What this task involves
Within the entries below, please return exactly the lines from the one with "Reproduce this chart with Altair." through the one with "p in pct_pos.items()])", leaving out any pictures.

Dataset entries
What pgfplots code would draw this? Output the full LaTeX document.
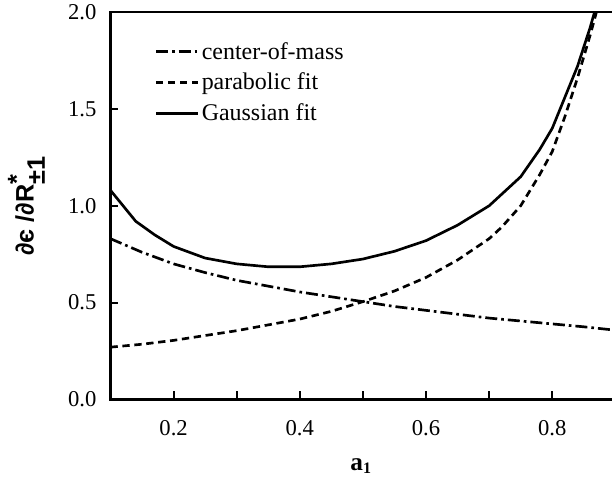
\documentclass[border=0pt]{standalone}
\usepackage{pgfplots}
\pgfplotsset{compat=1.18}
\usepackage{fontspec}
\setmainfont{Liberation Serif}
\setsansfont{Liberation Sans}
\begin{document}
\begin{tikzpicture}
\begin{axis}[
  name=ax,
  width=376pt, height=291pt, scale only axis,
  xmin=0.1, xmax=0.893, ymin=0, ymax=2.0,
  axis line style={draw=none},
  xtick pos=bottom, ytick pos=left,
  xtick={0.2,0.4,0.6,0.8}, minor xtick={0.3,0.5,0.7},
  ytick={0,0.5,1.0,1.5,2.0},
  xticklabels={0.2,0.4,0.6,0.8},
  yticklabels={0.0,0.5,1.0,1.5,2.0},
  tick align=inside,
  major tick length=6pt, minor tick length=6pt,
  tick style={line width=1.4pt, black},
  ticklabel style={font=\fontsize{17}{20}\selectfont},
  xticklabel style={yshift=-12pt},
  yticklabel style={xshift=-7pt},
  xlabel={\textbf{a}\raisebox{-0.3ex}{\fontsize{12}{14}\selectfont\textbf{1}}},
  every axis x label/.style={at={(rel axis cs:0.5,-0.172)}, anchor=center,
    font=\fontsize{19}{22}\selectfont},
  ylabel={∂є /∂R$^{\textsf{\bfseries *}}_{\textsf{\bfseries ±1}}$},
  every axis y label/.style={at={(rel axis cs:-0.168,0.5)}, rotate=90, anchor=center,
    font=\fontsize{19}{22}\selectfont\sffamily\bfseries},
  legend style={draw=none, fill=none, inner sep=0pt, at={(0.088,0.93)}, anchor=north west,
    font=\fontsize{18}{20}\selectfont, row sep=5pt},
  legend cell align=left,
  legend image code/.code={\draw[#1] (0cm,0cm) -- (1.1cm,0cm);},
]
\addplot[black, line width=2pt, dash pattern=on 9pt off 3pt on 2pt off 3pt] coordinates {
(0.10,0.83) (0.15,0.76) (0.20,0.70) (0.25,0.655) (0.30,0.615) (0.35,0.585)
(0.40,0.555) (0.45,0.53) (0.50,0.505) (0.55,0.48) (0.60,0.46) (0.65,0.44)
(0.70,0.42) (0.75,0.405) (0.80,0.39) (0.85,0.375) (0.893,0.36)};
\addlegendentry{center-of-mass}
\addplot[black, line width=2pt, dash pattern=on 5.5pt off 3.5pt] coordinates {
(0.10,0.27) (0.15,0.285) (0.20,0.305) (0.25,0.33) (0.30,0.355) (0.35,0.385)
(0.40,0.415) (0.45,0.455) (0.50,0.505) (0.55,0.56) (0.60,0.63) (0.65,0.72)
(0.70,0.83) (0.72,0.89) (0.75,1.00) (0.78,1.16) (0.80,1.28) (0.82,1.46)
(0.84,1.66) (0.86,1.88) (0.87,2.0)};
\addlegendentry{parabolic fit}
\addplot[black, line width=2pt] coordinates {
(0.10,1.08) (0.12,1.00) (0.14,0.92) (0.17,0.85) (0.20,0.79) (0.25,0.73)
(0.30,0.70) (0.35,0.685) (0.40,0.685) (0.45,0.70) (0.50,0.725) (0.55,0.765)
(0.60,0.82) (0.65,0.90) (0.70,1.00) (0.72,1.06) (0.75,1.15) (0.78,1.29)
(0.80,1.40) (0.82,1.56) (0.84,1.72) (0.86,1.92) (0.867,2.0)};
\addlegendentry{Gaussian fit}
% tick marks drawn as short data segments
\pgfplotsinvokeforeach{0.2,0.3,0.4,0.5,0.6,0.7,0.8}{
  \addplot[forget plot, black, line width=1.4pt] coordinates {(#1,0) (#1,0.041)};
}
\pgfplotsinvokeforeach{0,0.5,1.0,1.5,2.0}{
  \addplot[forget plot, black, line width=1.4pt] coordinates {(0.1,#1) (0.1127,#1)};
}
\end{axis}
\draw[line width=1.6pt, line cap=rect] (ax.north east) -- (ax.north west) -- (ax.south west) -- (ax.south east);
\path (ax.south west) ++(-83pt,-64pt);
\end{tikzpicture}
\end{document}
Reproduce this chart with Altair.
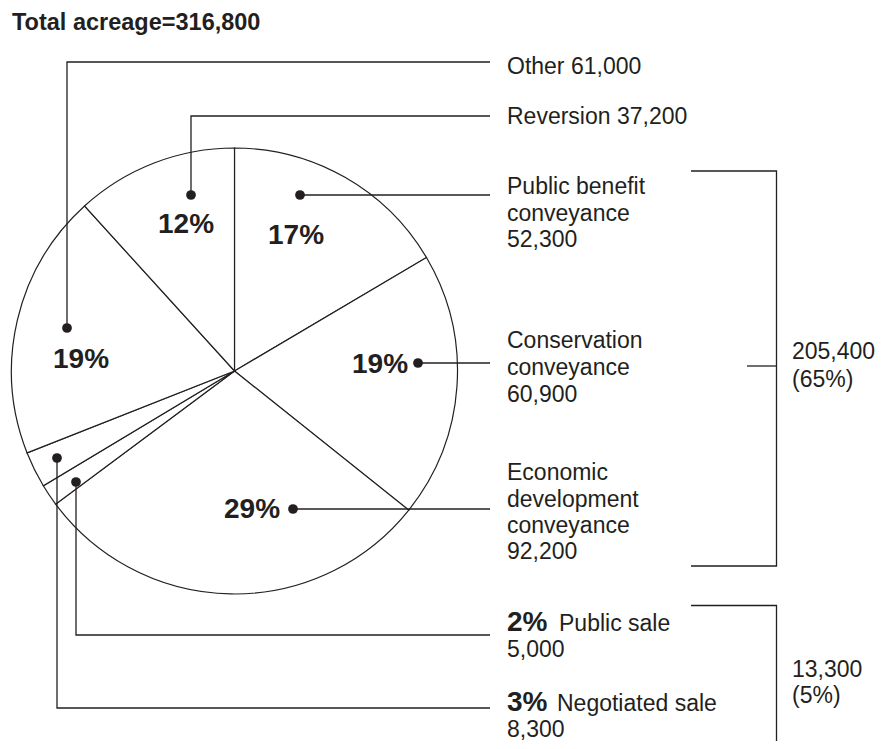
import altair as alt
import pandas as pd

# ---- data ----
categories = ["Public benefit conveyance", "Conservation conveyance",
              "Economic development conveyance", "Public sale",
              "Negotiated sale", "Other", "Reversion"]
acreage = [52300, 60900, 92200, 5000, 8300, 61000, 37200]
pct_labels = ["17%", "19%", "29%", "2%", "3%", "19%", "12%"]
title_text = "Total acreage=316,800"
group_totals = ["205,400", "(65%)", "13,300", "(5%)"]

# ---- layout (reference pixel coordinates; page margin is 8px) ----
M = 8
W, H = 867, 733
CX, CY, R = 234.5, 371, 223
INK = "#231f20"
FONT = "Liberation Sans"

pie_df = pd.DataFrame({"cat": categories, "value": acreage,
                       "ord": list(range(len(categories)))})

# percent labels inside pie (center x, baseline y) for slices that show them
pct_pos = {0: (296, 244), 1: (380, 373), 2: (252, 517.5), 5: (81, 367.5), 6: (186, 233)}
pct_df = pd.DataFrame([{"x": p[0], "y": p[1], "t": pct_labels[i]} for i, p in pct_pos.items()])

# dots
dot_x = [300, 418, 293, 76, 57, 67, 191]
dot_y = [195, 363, 509, 482, 458, 328, 195]
dots_df = pd.DataFrame({"x": dot_x, "y": dot_y})

# leader lines and brackets (polylines)
LX = 490
polylines = {
    "pb": [(300, 195), (LX, 195)],
    "cc": [(418, 363), (LX, 363)],
    "ed": [(293, 509), (LX, 509)],
    "ps": [(76, 482), (76, 635), (LX, 635)],
    "ns": [(57, 458), (57, 708), (LX, 708)],
    "ot": [(67, 328), (67, 62), (LX, 62)],
    "rv": [(191, 195), (191, 116), (LX, 116)],
    "b1": [(691, 171), (776.5, 171), (776.5, 566), (691, 566)],
    "b1t": [(747, 366), (776.5, 366)],
    "b2": [(691, 605.5), (776.5, 605.5), (776.5, M + H)],
}
rows = []
for k, pts in polylines.items():
    for i, (x, y) in enumerate(pts):
        rows.append({"id": k, "seq": i, "x": x, "y": y})
lines_df = pd.DataFrame(rows)

# label texts: (x, baseline y, text)
TX = 507
GX = 792
label_rows = [
    (TX, 73.5, f"{categories[5]} {acreage[5]:,}"),
    (TX, 124, f"{categories[6]} {acreage[6]:,}"),
    (TX, 194, "Public benefit"),
    (TX, 220.5, "conveyance"),
    (TX, 247, f"{acreage[0]:,}"),
    (TX, 348, "Conservation"),
    (TX, 375, "conveyance"),
    (TX, 402, f"{acreage[1]:,}"),
    (TX, 480, "Economic"),
    (TX, 507, "development"),
    (TX, 533, "conveyance"),
    (TX, 559, f"{acreage[2]:,}"),
    (559, 631, categories[3]),
    (TX, 657, f"{acreage[3]:,}"),
    (557, 711, categories[4]),
    (TX, 736.5, f"{acreage[4]:,}"),
    (GX, 359, group_totals[0]),
    (GX, 386.5, group_totals[1]),
    (GX, 677, group_totals[2]),
    (GX, 703, group_totals[3]),
]
reg_df = pd.DataFrame([{"x": r[0], "y": r[1], "t": r[2]} for r in label_rows])
title_df = pd.DataFrame({"x": [12], "y": [30], "t": [title_text]})
small_pct_df = pd.DataFrame({"x": [TX, TX], "y": [631, 711], "t": [pct_labels[3], pct_labels[4]]})

# ---- scales ----
xs = alt.Scale(domain=[M, M + W], nice=False, zero=False)
ys = alt.Scale(domain=[M, M + H], nice=False, zero=False, reverse=True)
X = alt.X("x:Q", scale=xs, axis=None)
Y = alt.Y("y:Q", scale=ys, axis=None)

pie = alt.Chart(pie_df).mark_arc(
    outerRadius=R, fill="white", stroke=INK, strokeWidth=1.2
).encode(
    theta=alt.Theta("value:Q", stack=True),
    order=alt.Order("ord:Q"),
    x=alt.value(CX - M),
    y=alt.value(CY - M),
)

lines = alt.Chart(lines_df).mark_line(color=INK, strokeWidth=1.3).encode(
    x=X, y=Y, detail="id:N", order="seq:Q",
)

dots = alt.Chart(dots_df).mark_circle(color=INK, opacity=1, size=95).encode(x=X, y=Y)

pct_text = alt.Chart(pct_df).mark_text(
    font=FONT, fontSize=28, fontWeight="bold", color=INK,
    align="center", baseline="alphabetic"
).encode(x=X, y=Y, text="t:N")

reg_text = alt.Chart(reg_df).mark_text(
    font=FONT, fontSize=23, color=INK, align="left", baseline="alphabetic"
).encode(x=X, y=Y, text="t:N")

title = alt.Chart(title_df).mark_text(
    font=FONT, fontSize=23.5, fontWeight="bold", color=INK, align="left", baseline="alphabetic"
).encode(x=X, y=Y, text="t:N")

small_pct = alt.Chart(small_pct_df).mark_text(
    font=FONT, fontSize=28, fontWeight="bold", color=INK, align="left", baseline="alphabetic"
).encode(x=X, y=Y, text="t:N")

chart = alt.layer(pie, lines, dots, pct_text, reg_text, title, small_pct).properties(
    width=W, height=H, padding=0, autosize=alt.AutoSizeParams(type="none"),
    background="white"
).configure_view(stroke=None)

chart.save("out.html", embed_options={"renderer": "svg", "actions": False})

Result for this exercise
Reproduce this chart with Altair.
import altair as alt
import pandas as pd

# ---- data ----
categories = ["Public benefit conveyance", "Conservation conveyance",
              "Economic development conveyance", "Public sale",
              "Negotiated sale", "Other", "Reversion"]
acreage = [52300, 60900, 92200, 5000, 8300, 61000, 37200]
pct_labels = ["17%", "19%", "29%", "2%", "3%", "19%", "12%"]
title_text = "Total acreage=316,800"
group_totals = ["205,400", "(65%)", "13,300", "(5%)"]

# ---- layout (reference pixel coordinates; page margin is 8px) ----
M = 8
W, H = 867, 733
CX, CY, R = 234.5, 371, 223
INK = "#231f20"
FONT = "Liberation Sans"

pie_df = pd.DataFrame({"cat": categories, "value": acreage,
                       "ord": list(range(len(categories)))})

# percent labels inside pie (center x, baseline y) for slices that show them
pct_pos = {0: (296, 244), 1: (380, 373), 2: (252, 517.5), 5: (81, 367.5), 6: (186, 233)}
pct_df = pd.DataFrame([{"x": p[0], "y": p[1], "t": pct_labels[i]} for i, p in pct_pos.items()])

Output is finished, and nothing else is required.